Of course, there are many good candidates already running who are with the Tea Party movement. However, the vast majority of positions on the ballot this year do not have small government constitutional conservatives running, and many will have incumbents who have not faced a contest in years.
We who want constitutional, small-government should be running candidates even when it appears they have little or no chance of victory. The mistake of assuming good candidates will emerge from the regular party process does not work most of the time because the establishment Republican Party has no real interest in the kind of transformational change sought by conservatives.
Do you really trust Party leaders like Mitch McConnell and John Boehner to build a Republican majority of small government constitutional conservatives?
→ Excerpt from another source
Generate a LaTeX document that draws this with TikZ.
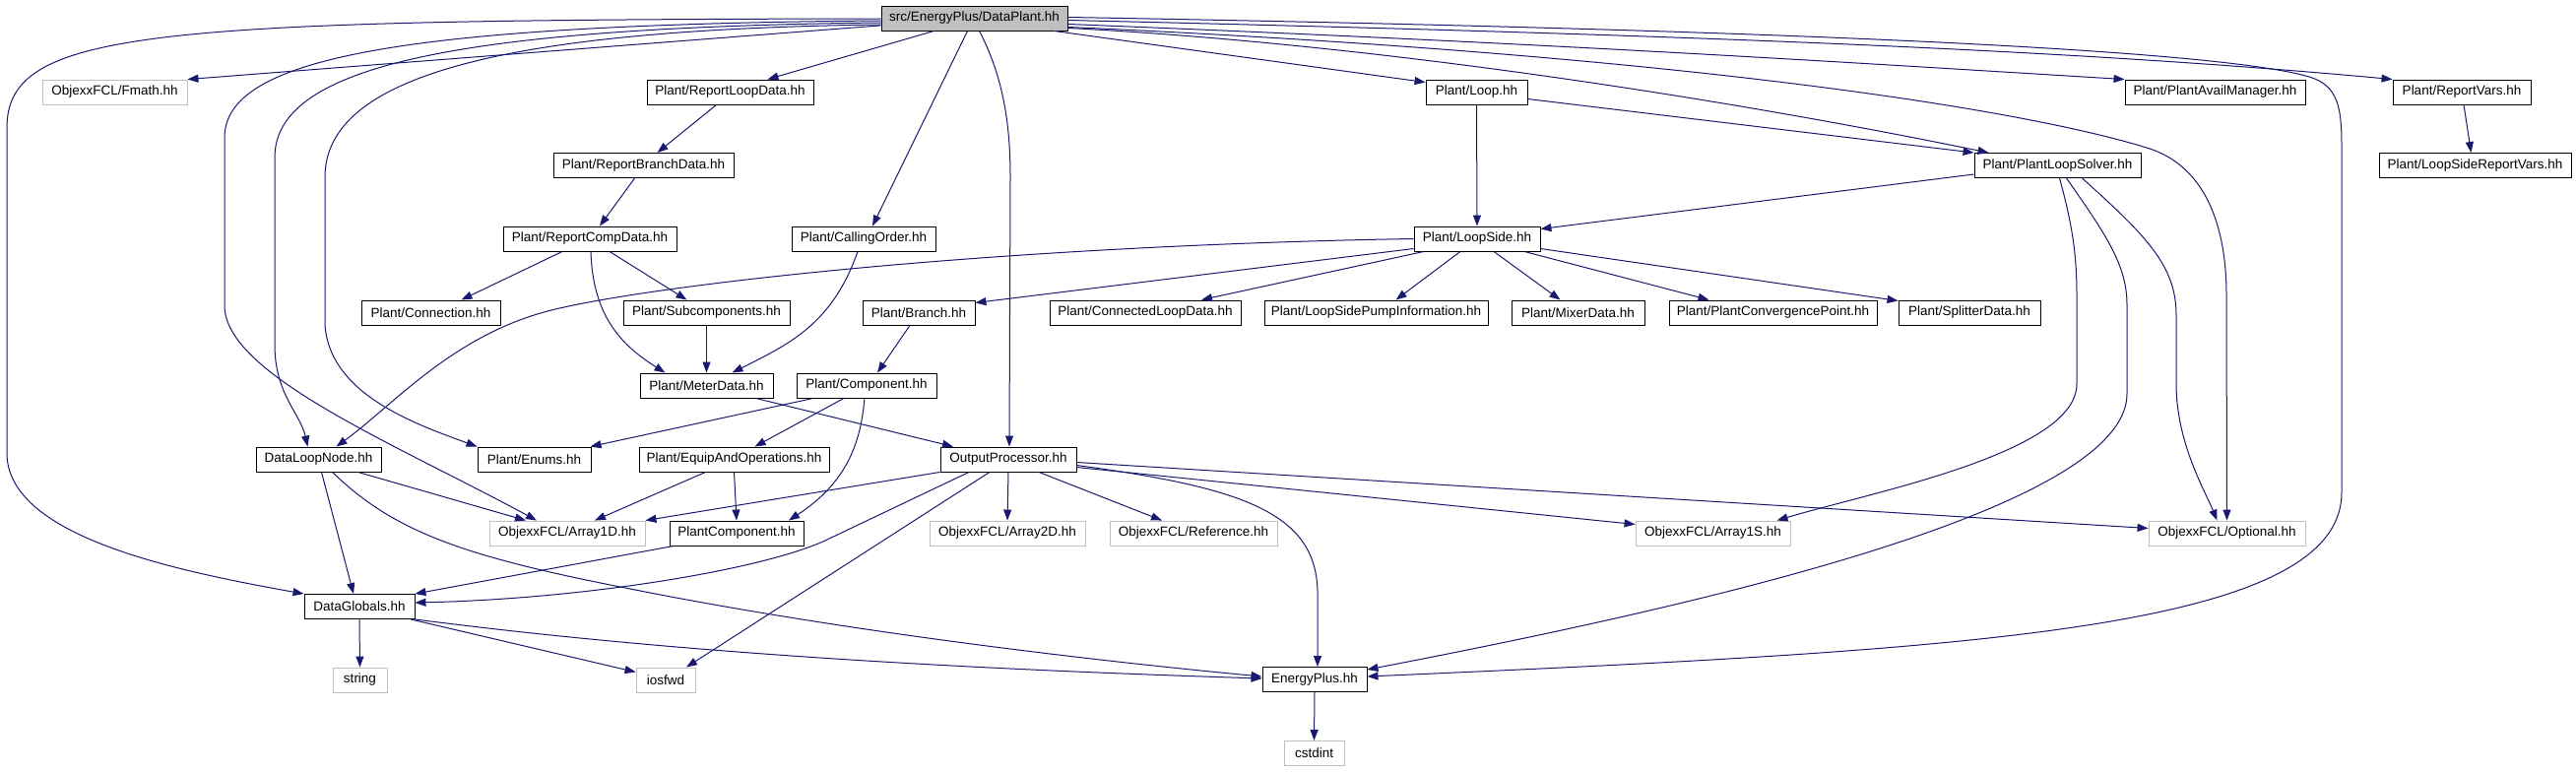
\documentclass[tikz,border=0pt]{standalone}
\usepackage{fontspec}
\setmainfont{Liberation Sans}
\usetikzlibrary{arrows.meta}
\definecolor{edgeblue}{RGB}{25,25,112}
\definecolor{lgray}{RGB}{191,191,191}
\begin{document}
\begin{tikzpicture}[x=1pt,y=-1pt,
  font=\fontsize{13.5}{16}\selectfont,
  box/.style={draw=black, line width=0.9pt, inner sep=0pt, minimum height=25pt, anchor=center},
  gbox/.style={box, draw=lgray},
  dep/.style={draw=edgeblue, line width=1pt, -{Triangle[length=11pt,width=8pt]}}]
\useasboundingbox (0,0) rectangle (2616,784);
\fill[white] (0,0) rectangle (2616,784);
% nodes
\node[box, fill=lgray, minimum width=189pt] (root) at (989.5,18.5) {src/EnergyPlus/DataPlant.hh};
\node[gbox, minimum width=147pt] (Fmath) at (116.5,93.5) {ObjexxFCL/Fmath.hh};
\node[box, minimum width=169pt] (RLD) at (741.5,93.5) {Plant/ReportLoopData.hh};
\node[box, minimum width=103pt] (Loop) at (1499.5,93.5) {Plant/Loop.hh};
\node[box, minimum width=183pt] (PAM) at (2249.5,93.5) {Plant/PlantAvailManager.hh};
\node[box, minimum width=140pt] (RV) at (2500,93.5) {Plant/ReportVars.hh};
\node[box, minimum width=183pt] (RBD) at (653.5,168) {Plant/ReportBranchData.hh};
\node[box, minimum width=169pt] (PLS) at (2089.5,168) {Plant/PlantLoopSolver.hh};
\node[box, minimum width=195pt] (LSRV) at (2513.5,168) {Plant/LoopSideReportVars.hh};
\node[box, minimum width=176pt] (RCD) at (599,242.5) {Plant/ReportCompData.hh};
\node[box, minimum width=146pt] (CO) at (877,242.5) {Plant/CallingOrder.hh};
\node[box, minimum width=128pt] (LS) at (1500,242.5) {Plant/LoopSide.hh};
\node[box, minimum width=141pt] (Conn) at (437.5,317.5) {Plant/Connection.hh};
\node[box, minimum width=169pt] (Subc) at (717.5,317.5) {Plant/Subcomponents.hh};
\node[box, minimum width=114pt] (Branch) at (933,317.5) {Plant/Branch.hh};
\node[box, minimum width=194pt] (CLD) at (1163,317.5) {Plant/ConnectedLoopData.hh};
\node[box, minimum width=227pt] (LSPI) at (1397.5,317.5) {Plant/LoopSidePumpInformation.hh};
\node[box, minimum width=135pt] (Mixer) at (1602.5,317.5) {Plant/MixerData.hh};
\node[box, minimum width=211pt] (PCP) at (1800.5,317.5) {Plant/PlantConvergencePoint.hh};
\node[box, minimum width=144pt] (Split) at (2000,317.5) {Plant/SplitterData.hh};
\node[box, minimum width=135pt] (Meter) at (717.5,391.5) {Plant/MeterData.hh};
\node[box, minimum width=142pt] (Comp) at (880,391.5) {Plant/Component.hh};
\node[box, minimum width=127pt] (DLN) at (323.5,466.5) {DataLoopNode.hh};
\node[box, minimum width=115pt] (Enums) at (542.5,466.5) {Plant/Enums.hh};
\node[box, minimum width=193pt] (EAO) at (745.5,466.5) {Plant/EquipAndOperations.hh};
\node[box, minimum width=138pt] (OP) at (1024,466.5) {OutputProcessor.hh};
\node[gbox, minimum width=158pt] (A1D) at (576,541.5) {ObjexxFCL/Array1D.hh};
\node[box, minimum width=136pt] (PC) at (748,541.5) {PlantComponent.hh};
\node[gbox, minimum width=158pt] (A2D) at (1023,541.5) {ObjexxFCL/Array2D.hh};
\node[gbox, minimum width=170pt] (Ref) at (1212,541.5) {ObjexxFCL/Reference.hh};
\node[gbox, minimum width=157pt] (A1S) at (1739.5,541.5) {ObjexxFCL/Array1S.hh};
\node[gbox, minimum width=159pt] (Opt) at (2261.5,541.5) {ObjexxFCL/Optional.hh};
\node[box, minimum width=112pt] (DG) at (365,616) {DataGlobals.hh};
\node[box, minimum width=106pt] (EP) at (1335,690) {EnergyPlus.hh};
\node[gbox, minimum width=55pt] (string) at (365.5,690.5) {string};
\node[gbox, minimum width=60pt] (iosfwd) at (676,690.5) {iosfwd};
\node[gbox, minimum width=61pt] (cstdint) at (1334.5,765) {cstdint};
% edges from root
\draw[dep] (root) -- (Fmath.north east);
\draw[dep] ([yshift=-0.5pt]root.west) .. controls (150,20) and (7,30) .. (7,130) -- (7,460) .. controls (7,545) and (180,580) .. (DG.north west);
\draw[dep] ([yshift=-2.5pt]root.west) .. controls (400,25) and (228,60) .. (228,140) -- (228,310) .. controls (228,380) and (400,450) .. ([xshift=-31pt]A1D.north);
\draw[dep] ([yshift=-4.5pt]root.west) .. controls (450,28) and (279,70) .. (279,160) -- (279,350) .. controls (279,400) and (305,420) .. ([xshift=-11pt]DLN.north);
\draw[dep] ([yshift=-6.5pt]root.west) .. controls (500,30) and (330,80) .. (330,180) -- (330,330) .. controls (335,400) and (420,430) .. (Enums.north west);
\draw[dep] ([xshift=-41pt]root.south) -- ([xshift=38pt]RLD.north);
\draw[dep] ([xshift=-7pt]root.south) -- ([xshift=9pt]CO.north);
\draw[dep] ([xshift=5pt]root.south) .. controls (1020,80) and (1026,130) .. (1026,180) -- ([xshift=1pt]OP.north);
\draw[dep] ([xshift=-14pt]root.south east) -- ([yshift=-3pt]Loop.north west);
\draw[dep] ([yshift=3pt]root.south east) .. controls (1400,45) and (1750,100) .. ([xshift=-70pt]PLS.north);
\draw[dep] ([yshift=-6pt]root.east) .. controls (1600,45) and (1900,65) .. (PAM.north west);
\draw[dep] ([yshift=-2pt]root.east) .. controls (1700,35) and (2100,50) .. (RV.north west);
\draw[dep] ([yshift=1pt]root.east) .. controls (1800,30) and (2250,50) .. (2345,78) .. controls (2375,87) and (2378,110) .. (2378,150) -- (2378,500) .. controls (2378,640) and (2000,660) .. ([yshift=3pt]EP.east);
\draw[dep] ([yshift=-9pt]root.east) .. controls (1700,55) and (2050,110) .. (2180,150) .. controls (2240,168) and (2261,230) .. (2261,300) -- (Opt.north);
% loop / solver
\draw[dep] (Loop.south) -- (LS.north);
\draw[dep] ([yshift=-7pt]Loop.east) -- (PLS.north west);
\draw[dep] ([yshift=-9pt]PLS.west) -- ([yshift=10pt]LS.east);
\draw[dep] ([xshift=2pt]PLS.south) .. controls (2105,230) and (2109,260) .. (2109,300) -- (2109,390) .. controls (2109,460) and (1900,500) .. ([xshift=65pt]A1S.north);
\draw[dep] ([xshift=9pt]PLS.south) .. controls (2140,240) and (2160,270) .. (2160,310) -- (2160,400) .. controls (2160,520) and (1700,620) .. ([yshift=10pt]EP.east);
\draw[dep] ([xshift=25pt]PLS.south) .. controls (2180,240) and (2210,270) .. (2210,320) -- (2210,390) .. controls (2210,450) and (2240,500) .. ([xshift=-10pt]Opt.north);
\draw[dep] ([xshift=2pt]RV.south) -- ([xshift=-4pt]LSRV.north);
% report chain
\draw[dep] ([xshift=-14pt]RLD.south) -- ([xshift=14pt]RBD.north);
\draw[dep] ([xshift=-9pt]RBD.south) -- ([xshift=10pt]RCD.north);
\draw[dep] ([xshift=-28pt]RCD.south) -- ([xshift=31pt]Conn.north);
\draw[dep] ([xshift=20pt]RCD.south) -- ([xshift=-20pt]Subc.north);
\draw[dep] ([xshift=1pt]RCD.south) .. controls (602,320) and (630,350) .. ([xshift=-42pt]Meter.north);
\draw[dep] (Subc.south) -- (Meter.north);
\draw[dep] ([xshift=-6pt]CO.south) .. controls (845,330) and (800,350) .. ([xshift=26pt]Meter.north);
\draw[dep] ([xshift=-9pt]Branch.south) -- ([xshift=11pt]Comp.north);
% loop side
\draw[dep] (LS.west) .. controls (1000,250) and (660,290) .. (560,315) .. controls (460,340) and (400,411) .. ([xshift=18pt]DLN.north);
\draw[dep] ([yshift=-10pt]LS.west) -- ([yshift=10pt]Branch.east);
\draw[dep] ([xshift=-54pt]LS.south) -- ([xshift=57pt]CLD.north);
\draw[dep] ([xshift=-17pt]LS.south) -- ([xshift=20pt]LSPI.north);
\draw[dep] ([xshift=17pt]LS.south) -- ([xshift=-18pt]Mixer.north);
\draw[dep] ([xshift=48pt]LS.south) -- ([xshift=-65pt]PCP.north);
\draw[dep] ([yshift=-10pt]LS.east) -- ([yshift=12pt]Split.west);
% middle
\draw[dep] ([xshift=50pt]Meter.south) -- ([xshift=-56pt]OP.north);
\draw[dep] ([xshift=-54pt]Comp.south) -- ([xshift=57pt]Enums.north);
\draw[dep] ([xshift=-23pt]Comp.south) -- ([xshift=21pt]EAO.north);
\draw[dep] ([xshift=-2pt]Comp.south) .. controls (874,450) and (860,490) .. ([xshift=53pt]PC.north);
\draw[dep] ([xshift=-29pt]EAO.south) -- ([xshift=28pt]A1D.north);
\draw[dep] (EAO.south) -- (PC.north);
\draw[dep] ([xshift=40pt]DLN.south) -- ([xshift=-42pt]A1D.north);
\draw[dep] ([xshift=3pt]DLN.south) -- ([xshift=-6pt]DG.north);
\draw[dep] ([xshift=14pt]DLN.south) .. controls (400,540) and (470,565) .. (640,598) .. controls (850,640) and (1100,670) .. ([yshift=3pt]EP.west);
\draw[dep] ([xshift=-64pt]PC.south) -- (DG.north east);
% output processor
\draw[dep] (OP.south west) -- (A1D.north east);
\draw[dep] ([xshift=-40pt]OP.south) -- (840,548) .. controls (780,577) and (600,608) .. ([yshift=4pt]DG.east);
\draw[dep] ([xshift=-19pt]OP.south) -- ([xshift=21pt]iosfwd.north);
\draw[dep] (OP.south) -- (A2D.north);
\draw[dep] ([xshift=31pt]OP.south) -- ([xshift=-32pt]Ref.north);
\draw[dep] ([yshift=-8pt]OP.east) -- ([yshift=9pt]A1S.west);
\draw[dep] ([yshift=-3pt]OP.east) -- ([yshift=5pt]Opt.west);
\draw[dep] ([yshift=-6pt]OP.east) .. controls (1260,495) and (1336,520) .. (1338,600) -- ([xshift=3pt]EP.north);
% bottom
\draw[dep] (DG.south) -- (string.north);
\draw[dep] ([xshift=52pt]DG.south) -- ([yshift=8pt]iosfwd.west);
\draw[dep] (DG.south east) .. controls (700,665) and (1000,680) .. ([yshift=1pt]EP.west);
\draw[dep] (EP.south) -- (cstdint.north);
\end{tikzpicture}
\end{document}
If we leave it to the national congressional and Party leadership to recruit the candidates we will end-up with a Congress just like them; incumbents such as Bob Bennett and establishment figures such as Charlie Crist, and Trey Grayson.
When making decisions about where to put their financial support, conservatives should remember that if the national Republican committees had their way, such now-stalwart conservative Senators as Rand Paul, Marco Rubio and Mike Lee would never have been elected.
The only time we are guaranteed to lose is when we don’t compete. In today’s volatile political environment, no establishment candidate is truly safe. The American people want the chance to take out the big-government, establishment politicians; put your money and your hard work directly behind those candidates who are committed to small government, constitutional principles.